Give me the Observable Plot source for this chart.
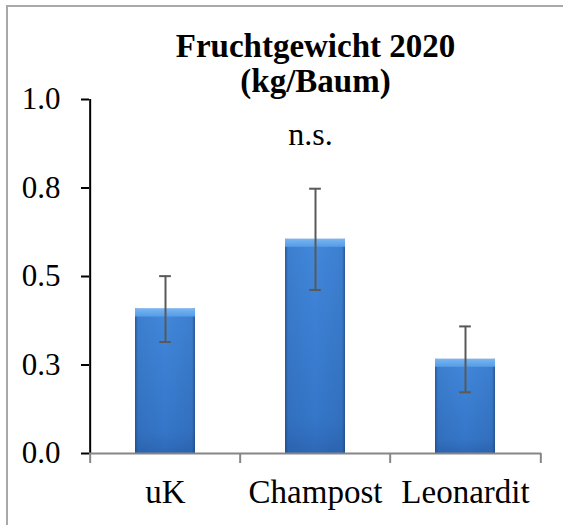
<!DOCTYPE html>
<html>
<head>
<meta charset="utf-8">
<script src="https://cdn.jsdelivr.net/npm/d3@7"></script>
<script src="https://cdn.jsdelivr.net/npm/@observablehq/plot@0.6"></script>
<style>
  html, body { margin: 0; padding: 0; background: #fff; overflow: hidden; }
  #wrap { position: relative; width: 563px; height: 525px; overflow: hidden; background: #fff; }
  #btop { position: absolute; left: 6px; top: 5px; width: 557px; height: 2px; background: #a9a9a9; }
  #bleft { position: absolute; left: 6px; top: 5px; width: 2px; height: 520px; background: #a9a9a9; }
  #wrap svg { position: absolute; left: 0; top: 0; }
</style>
</head>
<body>
<div id="wrap"><div id="btop"></div><div id="bleft"></div></div>
<script>
// ---- data ----
const categories = ["uK", "Champost", "Leonardit"];
const means = [0.408, 0.605, 0.266];
const errors = [0.093, 0.143, 0.093];
const yTicks = [0, 0.25, 0.5, 0.75, 1.0];
const yTickLabels = ["0.0", "0.3", "0.5", "0.8", "1.0"];
const titleLines = ["Fruchtgewicht 2020", "(kg/Baum)"];
const annotation = ["n.s."];
const annotationCategory = "Champost";

const rows = categories.map((c, i) => ({cat: c, mean: means[i], lo: means[i] - errors[i], hi: means[i] + errors[i]}));

// ---- layout ----
const W = 563, H = 525;
const mL = 89, mR = 22, mT = 99, mB = 72;
const padInner = 0.6, padOuter = 0.3;
const font = "Liberation Serif";

const xs = Plot.scale({x: {type: "band", domain: categories, range: [mL, W - mR], paddingInner: padInner, paddingOuter: padOuter}});
const step = xs.step ?? (W - mL - mR) / (categories.length - padInner + 2 * padOuter);
const bw = xs.bandwidth ?? step * (1 - padInner);

const chart = Plot.plot({
  width: W, height: H,
  marginLeft: mL, marginRight: mR, marginTop: mT, marginBottom: mB,
  style: {fontFamily: font, background: "transparent", overflow: "visible"},
  x: {type: "band", domain: categories, paddingInner: padInner, paddingOuter: padOuter, axis: null},
  y: {domain: [0, 1], axis: null},
  marks: [
    // bars
    Plot.barY(rows, {x: "cat", y: "mean", fill: "url(#barV)"}),
    Plot.barY(rows, {x: "cat", y: "mean", fill: "url(#barEdge)"}),
    Plot.barY(rows, {x: "cat", y1: "mean", y2: "mean", insetBottom: -8, fill: "url(#bevel)"}),
    // error bars
    Plot.ruleX(rows, {x: "cat", y1: "lo", y2: "hi", stroke: "#595959", strokeWidth: 2}),
    Plot.tickY(rows, {x: "cat", y: "hi", stroke: "#595959", strokeWidth: 2, insetLeft: (bw - 12) / 2, insetRight: (bw - 12) / 2}),
    Plot.tickY(rows, {x: "cat", y: "lo", stroke: "#595959", strokeWidth: 2, insetLeft: (bw - 12) / 2, insetRight: (bw - 12) / 2}),
    // y axis
    Plot.ruleX([categories[0]], {x: d => d, dx: -step / 2, y1: 0, y2: 1, stroke: "black", strokeWidth: 2}),
    Plot.axisY({ticks: yTicks, tickFormat: (d) => yTickLabels[yTicks.indexOf(d)], tickSize: 8, tickPadding: 21,
                fontSize: 31, fontFamily: font, stroke: "black", strokeWidth: 2, strokeOpacity: 1, fill: "black", label: null}),
    // x axis
    Plot.ruleY([0], {stroke: "#868686", strokeWidth: 2}),
    Plot.ruleX(categories, {x: d => d, dx: -step / 2, y1: () => 0, y2: () => 0, insetBottom: -10, stroke: "#868686", strokeWidth: 2}),
    Plot.ruleX([categories[categories.length - 1]], {x: d => d, dx: step / 2, y1: () => 0, y2: () => 0, insetBottom: -10, stroke: "#868686", strokeWidth: 2}),
    Plot.axisX({tickSize: 0, tickPadding: 26, fontSize: 33, fontFamily: font, fill: "black", label: null}),
    // title
    Plot.text([titleLines[0]], {frameAnchor: "top", lineAnchor: "middle", text: d => d, dy: -53, fontSize: 33, fontFamily: font, fontWeight: "bold", fill: "black"}),
    Plot.text([titleLines[1]], {frameAnchor: "top", lineAnchor: "middle", text: d => d, dy: -18, fontSize: 33, fontFamily: font, fontWeight: "bold", fill: "black"}),
    // annotation
    Plot.text(annotation, {x: () => annotationCategory, y: () => 0.9, lineAnchor: "middle", text: d => d, dx: -5, fontSize: 32, fontFamily: font, fill: "black"})
  ]
});

// gradients
const ns = "http://www.w3.org/2000/svg";
const defs = document.createElementNS(ns, "defs");
defs.innerHTML = `
  <linearGradient id="barV" x1="0" y1="0" x2="0" y2="1">
    <stop offset="0" stop-color="#4288dc"/>
    <stop offset="0.85" stop-color="#3576c8"/>
    <stop offset="1" stop-color="#2d68b6"/>
  </linearGradient>
  <linearGradient id="barEdge" x1="0" y1="0" x2="1" y2="0">
    <stop offset="0" stop-color="#1c3f73" stop-opacity="0.65"/>
    <stop offset="0.05" stop-color="#1c3f73" stop-opacity="0.12"/>
    <stop offset="0.5" stop-color="#1c3f73" stop-opacity="0"/>
    <stop offset="0.95" stop-color="#1c3f73" stop-opacity="0.12"/>
    <stop offset="1" stop-color="#1c3f73" stop-opacity="0.65"/>
  </linearGradient>
  <linearGradient id="bevel" x1="0" y1="0" x2="0" y2="1">
    <stop offset="0" stop-color="#78b6f2"/>
    <stop offset="1" stop-color="#559be6"/>
  </linearGradient>`;
chart.insertBefore(defs, chart.firstChild);
document.getElementById("wrap").appendChild(chart);
</script>
</body>
</html>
● ● ●
[WHAT YOU SHOULD DO] Each line from the top of the material through the line containing "const bw = xs.bandwidth" should be reproduced exactly; please drop any images.

[OUTPUT]
Give me the Observable Plot source for this chart.
<!DOCTYPE html>
<html>
<head>
<meta charset="utf-8">
<script src="https://cdn.jsdelivr.net/npm/d3@7"></script>
<script src="https://cdn.jsdelivr.net/npm/@observablehq/plot@0.6"></script>
<style>
  html, body { margin: 0; padding: 0; background: #fff; overflow: hidden; }
  #wrap { position: relative; width: 563px; height: 525px; overflow: hidden; background: #fff; }
  #btop { position: absolute; left: 6px; top: 5px; width: 557px; height: 2px; background: #a9a9a9; }
  #bleft { position: absolute; left: 6px; top: 5px; width: 2px; height: 520px; background: #a9a9a9; }
  #wrap svg { position: absolute; left: 0; top: 0; }
</style>
</head>
<body>
<div id="wrap"><div id="btop"></div><div id="bleft"></div></div>
<script>
// ---- data ----
const categories = ["uK", "Champost", "Leonardit"];
const means = [0.408, 0.605, 0.266];
const errors = [0.093, 0.143, 0.093];
const yTicks = [0, 0.25, 0.5, 0.75, 1.0];
const yTickLabels = ["0.0", "0.3", "0.5", "0.8", "1.0"];
const titleLines = ["Fruchtgewicht 2020", "(kg/Baum)"];
const annotation = ["n.s."];
const annotationCategory = "Champost";

const rows = categories.map((c, i) => ({cat: c, mean: means[i], lo: means[i] - errors[i], hi: means[i] + errors[i]}));

// ---- layout ----
const W = 563, H = 525;
const mL = 89, mR = 22, mT = 99, mB = 72;
const padInner = 0.6, padOuter = 0.3;
const font = "Liberation Serif";

const xs = Plot.scale({x: {type: "band", domain: categories, range: [mL, W - mR], paddingInner: padInner, paddingOuter: padOuter}});
const step = xs.step ?? (W - mL - mR) / (categories.length - padInner + 2 * padOuter);
const bw = xs.bandwidth ?? step * (1 - padInner);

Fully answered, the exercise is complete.